Exercise requirements
Exactly the lines from the one containing "Rebuild this chart" through the one containing "ax = fig.add_axes([0.2472, 0.219, 0.9704" are to be returned, please, without any pictures.

# start of Data for processing

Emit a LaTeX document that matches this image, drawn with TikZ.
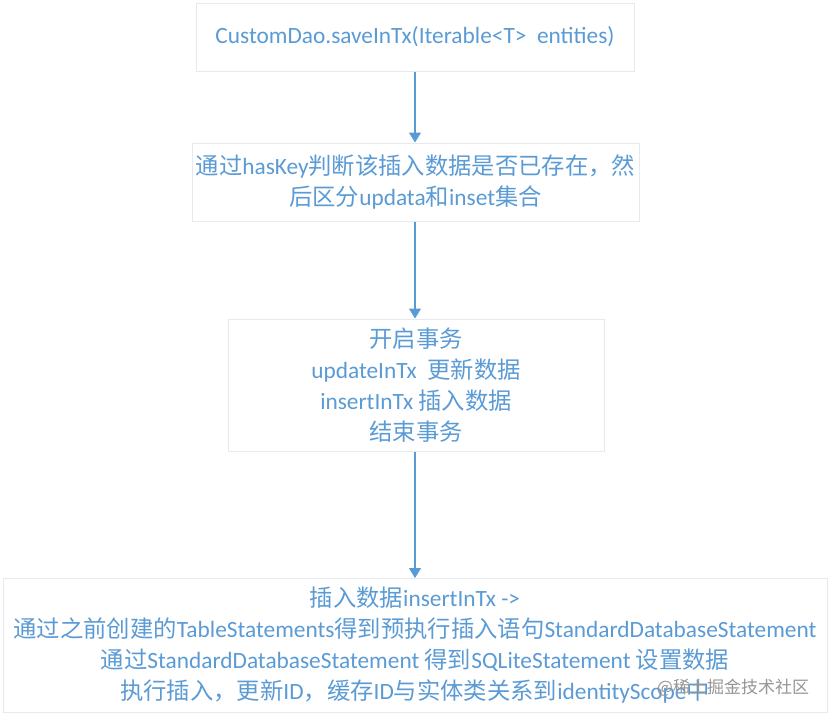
\documentclass[tikz,border=0pt]{standalone}
\usepackage{fontspec}
\setmainfont{Carlito}
\newfontfamily\cjk{Noto Sans CJK SC}
\newcommand\zh[1]{{\cjk #1}}
\usetikzlibrary{arrows.meta}
\definecolor{txtblue}{RGB}{91,155,213}
\definecolor{boxline}{RGB}{228,234,240}
\definecolor{wmgray}{RGB}{150,150,150}
\tikzset{
  flowbox/.style={draw=boxline, line width=0.75pt, fill=white, text=txtblue,
    align=center, inner sep=0pt, font=\fontsize{17.5}{23.25}\selectfont},
  flowarrow/.style={draw=txtblue, line width=1.1pt,
    -{Triangle[width=9pt,length=7.5pt]}}
}
\begin{document}
\begin{tikzpicture}[x=0.75pt,y=-0.75pt]
\useasboundingbox (0,0) rectangle (831,718);
\node[flowbox, minimum width=438*0.75pt, minimum height=68*0.75pt] (b1) at (415,37)
  {CustomDao.saveInTx(Iterable<T>\ \ entities)};
\node[flowbox, minimum width=447*0.75pt, minimum height=78*0.75pt] (b2) at (415.5,182)
  {\zh{通过}hasKey\zh{判断该插入数据是否已存在，然}\\\zh{后区分}updata\zh{和}inset\zh{集合}};
\node[flowbox, minimum width=376*0.75pt, minimum height=132*0.75pt] (b3) at (416,385)
  {\zh{开启事务}\\updateInTx\ \ \zh{更新数据}\\insertInTx \zh{插入数据}\\\zh{结束事务}};
\node[flowbox, minimum width=824*0.75pt, minimum height=134*0.75pt] (b4) at (415,645.5)
  {\zh{插入数据}insertInTx ->\\
   \zh{通过之前创建的}TableStatements\zh{得到预执行插入语句}StandardDatabaseStatement\\
   \zh{通过}StandardDatabaseStatement \zh{得到}SQLiteStatement \zh{设置数据}\\
   \zh{执行插入，更新}ID\zh{，缓存}ID\zh{与实体类关系到}identityScope\zh{中}};
\node[text=wmgray, inner sep=0pt, font=\cjk\fontsize{12.75}{14}\selectfont] (wm) at (733,688) {@稀土掘金技术社区};
\draw[flowarrow] (b1.south) -- (b1.south |- b2.north);
\draw[flowarrow] (b1.south |- b2.south) -- (b1.south |- b3.north);
\draw[flowarrow] (b1.south |- b3.south) -- (b1.south |- b4.north);
\end{tikzpicture}
\end{document}
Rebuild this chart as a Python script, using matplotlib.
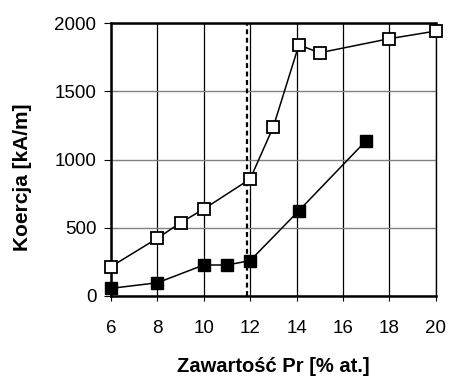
import matplotlib.pyplot as plt

plt.rcParams['font.family'] = ['Liberation Sans', 'DejaVu Sans']

# open squares
open_x = [6, 8, 9, 10, 12, 13, 14.1, 15, 18, 20]
open_y = [215, 423, 537, 637, 857, 1240, 1839, 1782, 1885, 1941]

# filled squares
fill_x = [6, 8, 10, 11, 12, 14.1, 17]
fill_y = [56, 97, 227, 227, 259, 625, 1138]

limit_x = 11.85
x_ticks = [6, 8, 10, 12, 14, 16, 18, 20]
y_ticks = [0, 500, 1000, 1500, 2000]

fig = plt.figure(figsize=(4.49, 3.79), dpi=100)
ax = fig.add_axes([0.2472, 0.219, 0.9704 - 0.2472, 0.9393 - 0.219])

ax.plot(open_x, open_y, color='black', lw=1.1, marker='s', ms=9,
        mfc='white', mec='black', mew=1.3, zorder=3, clip_on=False)
ax.plot(fill_x, fill_y, color='black', lw=1.1, marker='s', ms=9,
        mfc='black', mec='black', zorder=3, clip_on=False)
ax.axvline(limit_x, color='black', lw=1.6, linestyle=(0, (2.2, 1.6)), zorder=2)

ax.set_xlim(6, 20)
ax.set_ylim(0, 2000)
ax.set_xticks(x_ticks)
ax.set_yticks(y_ticks)

ax.xaxis.grid(True, color='black', lw=0.9)
ax.yaxis.grid(True, color='#808080', lw=1.0)
ax.set_axisbelow(True)

for side in ['left', 'bottom', 'top']:
    ax.spines[side].set_linewidth(1.8)
ax.spines['right'].set_linewidth(1.0)

ax.tick_params(axis='both', direction='out', width=0.8, labelsize=13.5)
ax.tick_params(axis='x', length=3.5, pad=14)
ax.tick_params(axis='y', length=5, pad=5.5)

ax.set_xlabel('Zawartość Pr [% at.]', fontsize=14.5, fontweight='bold')
ax.set_ylabel('Koercja [kA/m]', fontsize=15, fontweight='bold')
ax.xaxis.set_label_coords(0.5, -0.225)
ax.yaxis.set_label_coords(-0.243, 0.434)

fig.savefig('out.png', dpi=100)
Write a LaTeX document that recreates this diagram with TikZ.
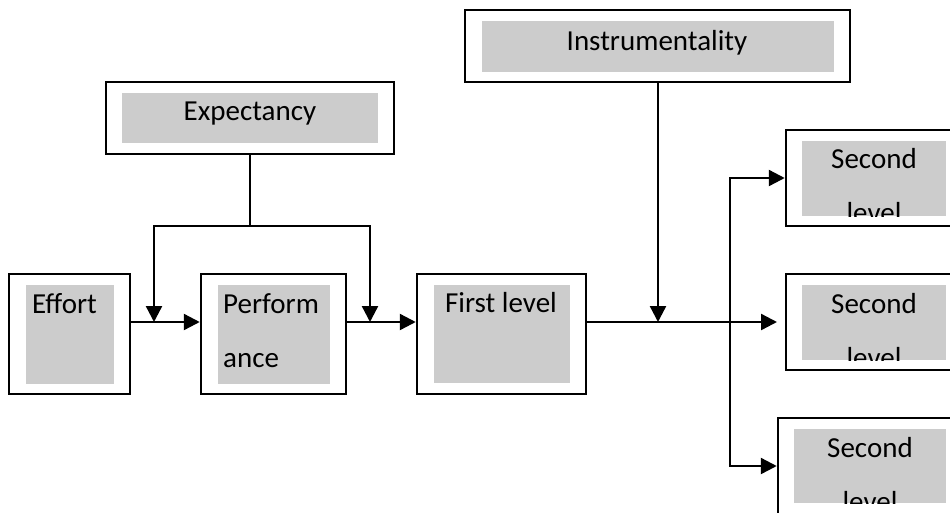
\documentclass[tikz,border=0pt]{standalone}
\usepackage{fontspec}
\setmainfont{Carlito}
\usetikzlibrary{arrows.meta}
\definecolor{shade}{RGB}{204,204,204}
\begin{document}
\begin{tikzpicture}[x=1pt,y=-1pt,
  frame/.style={draw=black,line width=2.5pt,fill=white,inner sep=0pt},
  panel/.style={fill=shade,draw=none,inner sep=0pt},
  label/.style={inner sep=0pt,font=\fontsize{29}{54}\selectfont},
  link/.style={line width=2.4pt},
  arr/.style={link,-{Triangle[length=16pt,width=16pt]}},
  twoarr/.style={link,{Triangle[length=16pt,width=16pt]}-{Triangle[length=16pt,width=16pt]}}]
\useasboundingbox (0,0) rectangle (950,512);
\clip (0,0) rectangle (950,512);

% outer frames
\node[frame,minimum width=121pt,minimum height=120pt] (eff) at (69.5,334) {};
\node[frame,minimum width=145pt,minimum height=120pt] (perf) at (273.5,334) {};
\node[frame,minimum width=169pt,minimum height=120pt] (first) at (501.5,334) {};
\node[frame,minimum width=288pt,minimum height=72pt] (exp) at (250,118) {};
\node[frame,minimum width=385pt,minimum height=72pt] (inst) at (657.5,46) {};
\node[frame,minimum width=176pt,minimum height=96pt] (sa) at (874,178) {};
\node[frame,minimum width=176pt,minimum height=96pt] (sb) at (874,322) {};
\node[frame,minimum width=184pt,minimum height=96pt] (sc) at (870,466) {};

% shaded panels inside the frames
\node[panel,minimum width=88pt,minimum height=99pt] (effp) at (70,334.5) {};
\node[panel,minimum width=112pt,minimum height=99pt] (perfp) at (274,334.5) {};
\node[panel,minimum width=136pt,minimum height=98pt] (firstp) at (502,334) {};
\node[panel,minimum width=256pt,minimum height=50pt] (expp) at (250,118) {};
\node[panel,minimum width=352pt,minimum height=51pt] (instp) at (658,46.5) {};
\node[panel,minimum width=144pt,minimum height=75pt] (sap) at (874,178.5) {};
\node[panel,minimum width=144pt,minimum height=75pt] (sbp) at (874,322.5) {};
\node[panel,minimum width=152pt,minimum height=74pt] (scp) at (870,466) {};

% texts
\node[label,anchor=base west] (efft) at (32,313) {Effort};
\node[label,anchor=base west] (perft1) at (223,313) {Perform};
\node[label,anchor=base west] (perft2) at (223,367) {ance};
\node[label,anchor=base] (firstt) at (501,312) {First level};
\node[label,anchor=base] (expt) at (250,120) {Expectancy};
\node[label,anchor=base] (instt) at (657,50) {Instrumentality};
\node[label,anchor=base] (sat1) at (874,168) {Second};
\node[label,anchor=base] (sbt1) at (874,313) {Second};
\node[label,anchor=base] (sct1) at (870,457) {Second};
\begin{scope}
  \clip (sap.north west) rectangle (sap.south east);
  \node[label,anchor=base] (sat2) at (874,222) {level};
\end{scope}
\begin{scope}
  \clip (sbp.north west) rectangle (sbp.south east);
  \node[label,anchor=base] (sbt2) at (874,367) {level};
\end{scope}
\begin{scope}
  \clip (scp.north west) rectangle (scp.south east);
  \node[label,anchor=base] (sct2) at (870,511) {level};
\end{scope}

% connector points
\coordinate (row) at (0,322);
\coordinate (ja) at (154,322);
\coordinate (jb) at (370,322);
\coordinate (split) at (250,226);
\coordinate (ji) at (658,322);
\coordinate (fan) at (730,322);
\coordinate (sbin) at (777,322);

% connectors
\draw[arr] (eff.east |- row) -- (perf.west |- row);
\draw[arr] (perf.east |- row) -- (first.west |- row);
\draw[link] (exp.south) -- (split);
\draw[arr] (split) -| (ja);
\draw[arr] (split) -| (jb);
\draw[arr] (inst.south -| ji) -- (ji);
\draw[arr] (first.east |- row) -- (sbin);
\draw[twoarr] (sa.west) -- (sa.west -| fan) -- (sc.west -| fan) -- (sc.west);
\end{tikzpicture}
\end{document}
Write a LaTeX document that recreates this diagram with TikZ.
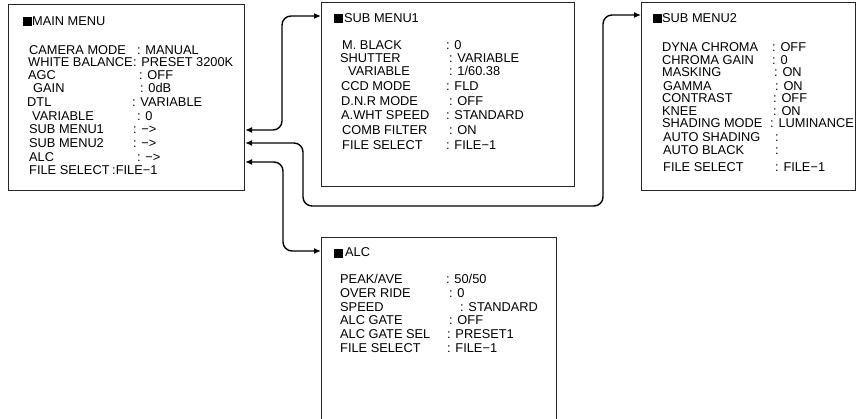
\documentclass[tikz,border=0pt]{standalone}
\usepackage{fontspec}
\setmainfont{Liberation Sans}
\usetikzlibrary{arrows.meta}
\begin{document}
\begin{tikzpicture}[x=1pt,y=-1pt,
  menubox/.style={draw=black!85, line width=1.1pt, inner sep=0pt, anchor=north west},
  txt/.style={anchor=base west, inner sep=0pt, text height=9.2pt, text depth=0pt, font=\fontsize{12.8}{14}\selectfont},
  sq/.style={fill=black, minimum size=9pt, inner sep=0pt, anchor=south west},
  link/.style={line width=1.4pt, rounded corners=9pt, {Latex[length=7pt,width=6pt]}-{Latex[length=7pt,width=6pt]}}]
\useasboundingbox (0,0) rectangle (863,419);
% boxes
\node[menubox, minimum width=236pt, minimum height=186pt] (main) at (8,4) {};
\node[menubox, minimum width=253pt, minimum height=184pt] (sub1) at (321,2) {};
\node[menubox, minimum width=214pt, minimum height=188pt] (sub2) at (641,2) {};
\node[menubox, minimum width=235pt, minimum height=200pt] (alc) at (321,237) {};
% titles
\node[sq] (sqm) at (23,26) {};
\node[txt] (tm) at (32,26) {MAIN MENU};
\node[sq] (sqa) at (334,23) {};
\node[txt] (ta) at (344,23) {SUB MENU1};
\node[sq] (sqb) at (653,23) {};
\node[txt] (tb) at (662,23) {SUB MENU2};
\node[sq] (sqc) at (334,258) {};
\node[txt] (tc) at (345,257) {ALC};
% main menu rows
\node[txt] (m2l) at (28,67) {WHITE BALANCE};
\node[txt] (m2v) at (m2l.base east) {: PRESET 3200K};
\foreach \lx/\cx/\yy/\lab/\val [count=\i] in {
  29/137/55/{CAMERA MODE}/{: MANUAL},
  28/139/80/{AGC}/{: OFF},
  33/140/93/{GAIN}/{: 0dB},
  27/132/107/{DTL}/{: VARIABLE},
  32/137/121/{VARIABLE}/{: 0},
  29/133/134/{SUB MENU1}/{: −>},
  29/133/148/{SUB MENU2}/{: −>},
  29/137/162/{ALC}/{: −>},
  29/112/175/{FILE SELECT}/{:FILE−1}}
{\node[txt] (m\i l) at (\lx,\yy) {\lab};
 \node[txt] (m\i v) at (\cx,\yy) {\val};}
% sub menu 1 rows
\foreach \lx/\cx/\yy/\lab/\val [count=\i] in {
  342/446/50/{M. BLACK}/{: 0},
  340/449/62.5/{SHUTTER}/{: VARIABLE},
  348/449/76/{VARIABLE}/{: 1/60.38},
  341/446/91/{CCD MODE}/{: FLD},
  341/449/106/{D.N.R MODE}/{: OFF},
  341/446/120/{A.WHT SPEED}/{: STANDARD},
  342/449/135/{COMB FILTER}/{: ON},
  342/446/150/{FILE SELECT}/{: FILE−1}}
{\node[txt] (a\i l) at (\lx,\yy) {\lab};
 \node[txt] (a\i v) at (\cx,\yy) {\val};}
% sub menu 2 rows
\foreach \lx/\cx/\yy/\lab/\val [count=\i] in {
  662/772/52/{DYNA CHROMA}/{: OFF},
  662/772/65/{CHROMA GAIN}/{: 0},
  662/774/77/{MASKING}/{: ON},
  663/775/91/{GAMMA}/{: ON},
  662/773/103/{CONTRAST}/{: OFF},
  662/773/116/{KNEE}/{: ON},
  662/770/128/{SHADING MODE}/{: LUMINANCE},
  663/775/142/{AUTO SHADING}/{:},
  663/775/155/{AUTO BLACK}/{:},
  663/775/172/{FILE SELECT}/{: FILE−1}}
{\node[txt] (b\i l) at (\lx,\yy) {\lab};
 \node[txt] (b\i v) at (\cx,\yy) {\val};}
% ALC rows
\foreach \lx/\cx/\yy/\lab/\val [count=\i] in {
  340/446/284/{PEAK/AVE}/{: 50/50},
  340/449/298/{OVER RIDE}/{: 0},
  340/460/312/{SPEED}/{: STANDARD},
  340/449/325/{ALC GATE}/{: OFF},
  340/447/339/{ALC GATE SEL}/{: PRESET1},
  340/447/353/{FILE SELECT}/{: FILE−1}}
{\node[txt] (c\i l) at (\lx,\yy) {\lab};
 \node[txt] (c\i v) at (\cx,\yy) {\val};}
% connectors
\draw[link] (main.east |- 0,130) -| (282,60) |- (sub1.west |- 0,16);
\draw[link] (main.east |- 0,143) -| (303,206) -| (603,60) |- (sub2.west |- 0,15);
\draw[link] (main.east |- 0,162) -| (283,220) |- (alc.west |- 0,251);
\end{tikzpicture}
\end{document}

# end of Data for processing

Exercise output
Rebuild this chart as a Python script, using matplotlib.
import matplotlib.pyplot as plt

plt.rcParams['font.family'] = ['Liberation Sans', 'DejaVu Sans']

# open squares
open_x = [6, 8, 9, 10, 12, 13, 14.1, 15, 18, 20]
open_y = [215, 423, 537, 637, 857, 1240, 1839, 1782, 1885, 1941]

# filled squares
fill_x = [6, 8, 10, 11, 12, 14.1, 17]
fill_y = [56, 97, 227, 227, 259, 625, 1138]

limit_x = 11.85
x_ticks = [6, 8, 10, 12, 14, 16, 18, 20]
y_ticks = [0, 500, 1000, 1500, 2000]

fig = plt.figure(figsize=(4.49, 3.79), dpi=100)
ax = fig.add_axes([0.2472, 0.219, 0.9704 - 0.2472, 0.9393 - 0.219])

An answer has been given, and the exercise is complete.